> **Requirements**:
Your copy of the material must match it exactly, except that pictures are dropped.

> **Supplied data**:
-------------------------

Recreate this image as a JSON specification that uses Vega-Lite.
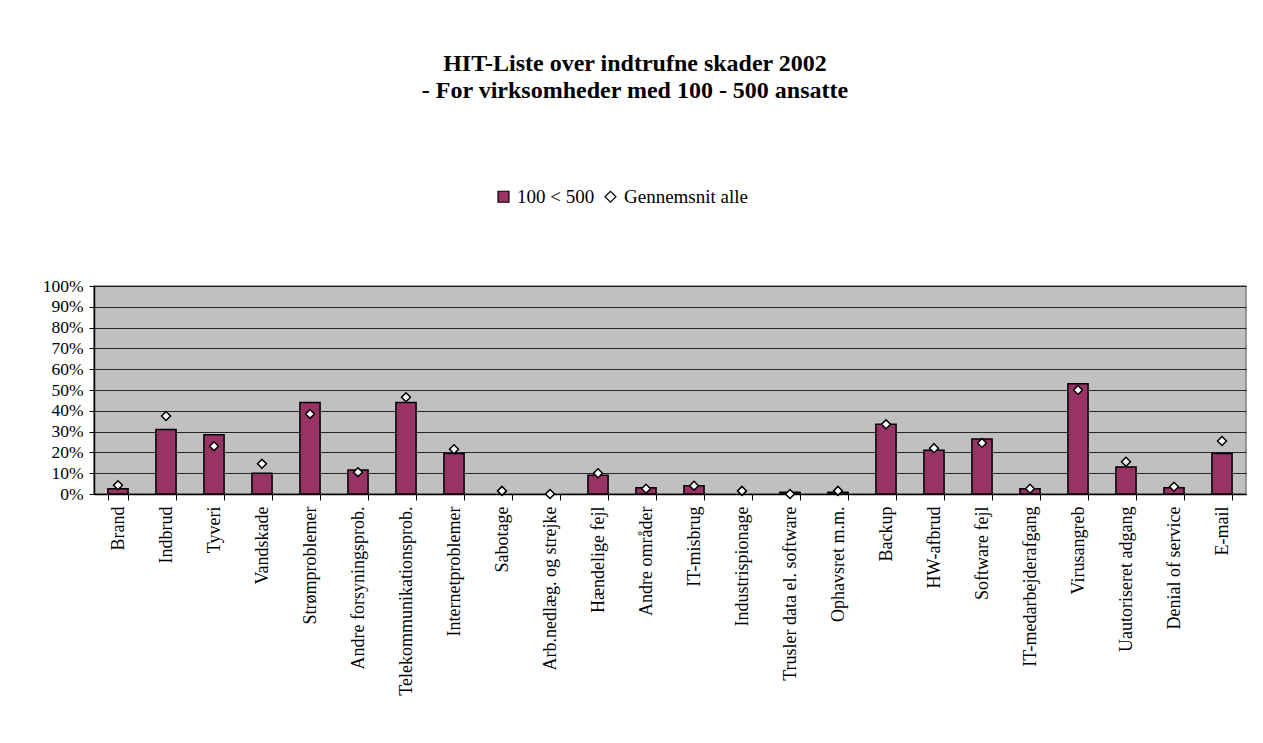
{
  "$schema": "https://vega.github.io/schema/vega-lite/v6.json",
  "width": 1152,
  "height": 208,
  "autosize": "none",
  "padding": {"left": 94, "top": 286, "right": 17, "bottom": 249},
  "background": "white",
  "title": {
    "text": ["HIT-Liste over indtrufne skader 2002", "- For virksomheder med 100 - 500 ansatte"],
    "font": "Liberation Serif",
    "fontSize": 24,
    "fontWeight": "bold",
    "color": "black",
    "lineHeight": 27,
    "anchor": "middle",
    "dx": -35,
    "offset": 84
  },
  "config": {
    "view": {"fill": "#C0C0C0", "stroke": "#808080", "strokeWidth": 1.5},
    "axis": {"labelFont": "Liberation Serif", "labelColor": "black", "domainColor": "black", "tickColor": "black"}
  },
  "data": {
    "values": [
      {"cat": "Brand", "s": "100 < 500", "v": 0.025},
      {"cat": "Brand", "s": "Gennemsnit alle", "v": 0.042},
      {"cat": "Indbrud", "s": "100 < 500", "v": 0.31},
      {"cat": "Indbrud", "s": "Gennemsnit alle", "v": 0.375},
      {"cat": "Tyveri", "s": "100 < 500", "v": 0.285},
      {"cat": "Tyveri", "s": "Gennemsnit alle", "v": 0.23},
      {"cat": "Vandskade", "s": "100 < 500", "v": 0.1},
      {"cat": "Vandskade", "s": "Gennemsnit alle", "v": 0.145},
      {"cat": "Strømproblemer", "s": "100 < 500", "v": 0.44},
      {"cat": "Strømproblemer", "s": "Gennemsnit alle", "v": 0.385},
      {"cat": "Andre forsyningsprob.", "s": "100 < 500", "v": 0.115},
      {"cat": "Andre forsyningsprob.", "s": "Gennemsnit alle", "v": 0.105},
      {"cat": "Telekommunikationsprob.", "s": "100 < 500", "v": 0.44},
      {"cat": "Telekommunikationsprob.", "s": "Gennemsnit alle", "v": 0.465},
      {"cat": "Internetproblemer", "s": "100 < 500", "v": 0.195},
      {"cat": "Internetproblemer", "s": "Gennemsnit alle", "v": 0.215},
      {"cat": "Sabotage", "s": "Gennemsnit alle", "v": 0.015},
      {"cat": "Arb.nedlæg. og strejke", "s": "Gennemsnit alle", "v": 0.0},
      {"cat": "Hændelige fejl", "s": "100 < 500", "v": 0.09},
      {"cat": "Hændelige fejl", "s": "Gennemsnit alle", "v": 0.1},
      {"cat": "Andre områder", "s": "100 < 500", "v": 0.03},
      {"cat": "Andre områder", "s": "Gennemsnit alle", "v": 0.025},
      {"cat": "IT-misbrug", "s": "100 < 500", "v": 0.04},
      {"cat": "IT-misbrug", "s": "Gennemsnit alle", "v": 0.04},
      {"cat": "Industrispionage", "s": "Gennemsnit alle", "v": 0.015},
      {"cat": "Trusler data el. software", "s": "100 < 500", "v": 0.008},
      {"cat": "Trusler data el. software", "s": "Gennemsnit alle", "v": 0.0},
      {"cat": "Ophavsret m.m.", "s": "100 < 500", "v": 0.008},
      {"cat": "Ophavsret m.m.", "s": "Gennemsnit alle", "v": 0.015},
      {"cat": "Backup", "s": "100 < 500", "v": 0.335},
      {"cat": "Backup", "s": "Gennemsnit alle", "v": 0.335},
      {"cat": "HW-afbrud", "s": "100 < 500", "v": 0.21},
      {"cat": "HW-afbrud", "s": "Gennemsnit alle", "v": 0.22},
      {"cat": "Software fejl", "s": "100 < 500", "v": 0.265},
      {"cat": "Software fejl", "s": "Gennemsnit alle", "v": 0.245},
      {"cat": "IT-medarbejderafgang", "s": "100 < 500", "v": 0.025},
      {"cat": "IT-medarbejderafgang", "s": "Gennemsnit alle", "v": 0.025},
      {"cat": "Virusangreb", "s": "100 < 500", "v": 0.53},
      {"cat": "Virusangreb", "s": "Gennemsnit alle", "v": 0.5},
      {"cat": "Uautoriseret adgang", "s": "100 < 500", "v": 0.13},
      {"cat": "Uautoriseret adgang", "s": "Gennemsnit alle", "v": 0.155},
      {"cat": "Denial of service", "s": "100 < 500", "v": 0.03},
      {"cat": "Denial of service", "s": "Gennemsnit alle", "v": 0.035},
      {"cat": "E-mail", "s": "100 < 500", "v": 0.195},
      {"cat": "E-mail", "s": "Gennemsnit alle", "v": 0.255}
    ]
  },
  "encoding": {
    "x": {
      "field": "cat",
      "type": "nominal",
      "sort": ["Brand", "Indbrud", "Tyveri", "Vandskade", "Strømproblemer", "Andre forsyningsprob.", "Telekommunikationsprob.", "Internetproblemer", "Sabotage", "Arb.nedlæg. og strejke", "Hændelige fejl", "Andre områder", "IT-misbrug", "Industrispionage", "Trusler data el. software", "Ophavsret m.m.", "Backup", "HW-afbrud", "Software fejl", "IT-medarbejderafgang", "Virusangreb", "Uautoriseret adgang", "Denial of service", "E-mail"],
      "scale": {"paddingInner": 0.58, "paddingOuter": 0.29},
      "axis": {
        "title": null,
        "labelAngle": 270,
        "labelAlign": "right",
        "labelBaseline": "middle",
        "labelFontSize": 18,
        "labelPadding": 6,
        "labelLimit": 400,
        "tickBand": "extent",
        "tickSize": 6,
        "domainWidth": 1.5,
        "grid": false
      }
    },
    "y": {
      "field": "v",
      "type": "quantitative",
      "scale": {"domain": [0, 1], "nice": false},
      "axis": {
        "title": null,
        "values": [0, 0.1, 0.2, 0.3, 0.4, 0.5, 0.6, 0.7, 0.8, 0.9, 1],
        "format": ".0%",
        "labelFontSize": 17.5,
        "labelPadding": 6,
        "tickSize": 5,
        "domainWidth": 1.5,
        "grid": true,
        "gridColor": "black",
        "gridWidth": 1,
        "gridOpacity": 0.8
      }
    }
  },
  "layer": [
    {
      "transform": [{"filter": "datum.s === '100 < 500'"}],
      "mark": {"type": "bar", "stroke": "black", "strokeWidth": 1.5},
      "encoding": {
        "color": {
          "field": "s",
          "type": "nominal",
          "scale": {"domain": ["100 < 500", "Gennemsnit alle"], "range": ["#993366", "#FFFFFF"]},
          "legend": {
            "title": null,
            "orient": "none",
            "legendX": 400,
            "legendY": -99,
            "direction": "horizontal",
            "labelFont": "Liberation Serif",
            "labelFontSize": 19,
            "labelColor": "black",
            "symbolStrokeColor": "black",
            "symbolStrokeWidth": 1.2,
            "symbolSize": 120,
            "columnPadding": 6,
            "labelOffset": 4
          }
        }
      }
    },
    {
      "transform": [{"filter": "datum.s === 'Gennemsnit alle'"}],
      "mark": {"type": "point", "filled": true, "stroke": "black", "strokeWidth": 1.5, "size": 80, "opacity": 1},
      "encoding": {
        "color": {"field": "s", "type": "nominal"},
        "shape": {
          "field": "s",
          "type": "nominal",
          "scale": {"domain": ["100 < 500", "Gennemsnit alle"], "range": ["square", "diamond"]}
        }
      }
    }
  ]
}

-------------------------

> **Exercise answer**:
Recreate this image as a JSON specification that uses Vega-Lite.
{
  "$schema": "https://vega.github.io/schema/vega-lite/v6.json",
  "width": 1152,
  "height": 208,
  "autosize": "none",
  "padding": {"left": 94, "top": 286, "right": 17, "bottom": 249},
  "background": "white",
  "title": {
    "text": ["HIT-Liste over indtrufne skader 2002", "- For virksomheder med 100 - 500 ansatte"],
    "font": "Liberation Serif",
    "fontSize": 24,
    "fontWeight": "bold",
    "color": "black",
    "lineHeight": 27,
    "anchor": "middle",
    "dx": -35,
    "offset": 84
  },
  "config": {
    "view": {"fill": "#C0C0C0", "stroke": "#808080", "strokeWidth": 1.5},
    "axis": {"labelFont": "Liberation Serif", "labelColor": "black", "domainColor": "black", "tickColor": "black"}
  },
  "data": {
    "values": [
      {"cat": "Brand", "s": "100 < 500", "v": 0.025},
      {"cat": "Brand", "s": "Gennemsnit alle", "v": 0.042},
      {"cat": "Indbrud", "s": "100 < 500", "v": 0.31},
      {"cat": "Indbrud", "s": "Gennemsnit alle", "v": 0.375},
      {"cat": "Tyveri", "s": "100 < 500", "v": 0.285},
      {"cat": "Tyveri", "s": "Gennemsnit alle", "v": 0.23},
      {"cat": "Vandskade", "s": "100 < 500", "v": 0.1},
      {"cat": "Vandskade", "s": "Gennemsnit alle", "v": 0.145},
      {"cat": "Strømproblemer", "s": "100 < 500", "v": 0.44},
      {"cat": "Strømproblemer", "s": "Gennemsnit alle", "v": 0.385},
      {"cat": "Andre forsyningsprob.", "s": "100 < 500", "v": 0.115},
      {"cat": "Andre forsyningsprob.", "s": "Gennemsnit alle", "v": 0.105},
      {"cat": "Telekommunikationsprob.", "s": "100 < 500", "v": 0.44},
      {"cat": "Telekommunikationsprob.", "s": "Gennemsnit alle", "v": 0.465},
      {"cat": "Internetproblemer", "s": "100 < 500", "v": 0.195},
      {"cat": "Internetproblemer", "s": "Gennemsnit alle", "v": 0.215},
      {"cat": "Sabotage", "s": "Gennemsnit alle", "v": 0.015},
      {"cat": "Arb.nedlæg. og strejke", "s": "Gennemsnit alle", "v": 0.0},
      {"cat": "Hændelige fejl", "s": "100 < 500", "v": 0.09},
      {"cat": "Hændelige fejl", "s": "Gennemsnit alle", "v": 0.1},
      {"cat": "Andre områder", "s": "100 < 500", "v": 0.03},
      {"cat": "Andre områder", "s": "Gennemsnit alle", "v": 0.025},
      {"cat": "IT-misbrug", "s": "100 < 500", "v": 0.04},
      {"cat": "IT-misbrug", "s": "Gennemsnit alle", "v": 0.04},
      {"cat": "Industrispionage", "s": "Gennemsnit alle", "v": 0.015},
      {"cat": "Trusler data el. software", "s": "100 < 500", "v": 0.008},
      {"cat": "Trusler data el. software", "s": "Gennemsnit alle", "v": 0.0},
      {"cat": "Ophavsret m.m.", "s": "100 < 500", "v": 0.008},
      {"cat": "Ophavsret m.m.", "s": "Gennemsnit alle", "v": 0.015},
      {"cat": "Backup", "s": "100 < 500", "v": 0.335},
      {"cat": "Backup", "s": "Gennemsnit alle", "v": 0.335},
      {"cat": "HW-afbrud", "s": "100 < 500", "v": 0.21},
      {"cat": "HW-afbrud", "s": "Gennemsnit alle", "v": 0.22},
      {"cat": "Software fejl", "s": "100 < 500", "v": 0.265},
      {"cat": "Software fejl", "s": "Gennemsnit alle", "v": 0.245},
      {"cat": "IT-medarbejderafgang", "s": "100 < 500", "v": 0.025},
      {"cat": "IT-medarbejderafgang", "s": "Gennemsnit alle", "v": 0.025},
      {"cat": "Virusangreb", "s": "100 < 500", "v": 0.53},
      {"cat": "Virusangreb", "s": "Gennemsnit alle", "v": 0.5},
      {"cat": "Uautoriseret adgang", "s": "100 < 500", "v": 0.13},
      {"cat": "Uautoriseret adgang", "s": "Gennemsnit alle", "v": 0.155},
      {"cat": "Denial of service", "s": "100 < 500", "v": 0.03},
      {"cat": "Denial of service", "s": "Gennemsnit alle", "v": 0.035},
      {"cat": "E-mail", "s": "100 < 500", "v": 0.195},
      {"cat": "E-mail", "s": "Gennemsnit alle", "v": 0.255}
    ]
  },
  "encoding": {
    "x": {
      "field": "cat",
      "type": "nominal",
      "sort": ["Brand", "Indbrud", "Tyveri", "Vandskade", "Strømproblemer", "Andre forsyningsprob.", "Telekommunikationsprob.", "Internetproblemer", "Sabotage", "Arb.nedlæg. og strejke", "Hændelige fejl", "Andre områder", "IT-misbrug", "Industrispionage", "Trusler data el. software", "Ophavsret m.m.", "Backup", "HW-afbrud", "Software fejl", "IT-medarbejderafgang", "Virusangreb", "Uautoriseret adgang", "Denial of service", "E-mail"],
      "scale": {"paddingInner": 0.58, "paddingOuter": 0.29},
      "axis": {
        "title": null,
        "labelAngle": 270,
        "labelAlign": "right",
        "labelBaseline": "middle",
        "labelFontSize": 18,
        "labelPadding": 6,
        "labelLimit": 400,
        "tickBand": "extent",
        "tickSize": 6,
        "domainWidth": 1.5,
        "grid": false
      }
    },
    "y": {
      "field": "v",
      "type": "quantitative",
      "scale": {"domain": [0, 1], "nice": false},
      "axis": {
        "title": null,
        "values": [0, 0.1, 0.2, 0.3, 0.4, 0.5, 0.6, 0.7, 0.8, 0.9, 1],
        "format": ".0%",
        "labelFontSize": 17.5,
        "labelPadding": 6,
        "tickSize": 5,
        "domainWidth": 1.5,
        "grid": true,
        "gridColor": "black",
        "gridWidth": 1,
        "gridOpacity": 0.8
      }
    }
  },
  "layer": [
    {
      "transform": [{"filter": "datum.s === '100 < 500'"}],
      "mark": {"type": "bar", "stroke": "black", "strokeWidth": 1.5},
      "encoding": {
        "color": {
          "field": "s",
          "type": "nominal",
          "scale": {"domain": ["100 < 500", "Gennemsnit alle"], "range": ["#993366", "#FFFFFF"]},
          "legend": {
            "title": null,
            "orient": "none",
            "legendX": 400,
            "legendY": -99,
            "direction": "horizontal",
            "labelFont": "Liberation Serif",
            "labelFontSize": 19,
            "labelColor": "black",
            "symbolStrokeColor": "black",
            "symbolStrokeWidth": 1.2,
            "symbolSize": 120,
            "columnPadding": 6,
            "labelOffset": 4
          }
        }
      }
    },
    {
      "transform": [{"filter": "datum.s === 'Gennemsnit alle'"}],
      "mark": {"type": "point", "filled": true, "stroke": "black", "strokeWidth": 1.5, "size": 80, "opacity": 1},
      "encoding": {
        "color": {"field": "s", "type": "nominal"},
        "shape": {
          "field": "s",
          "type": "nominal",
          "scale": {"domain": ["100 < 500", "Gennemsnit alle"], "range": ["square", "diamond"]}
        }
      }
    }
  ]
}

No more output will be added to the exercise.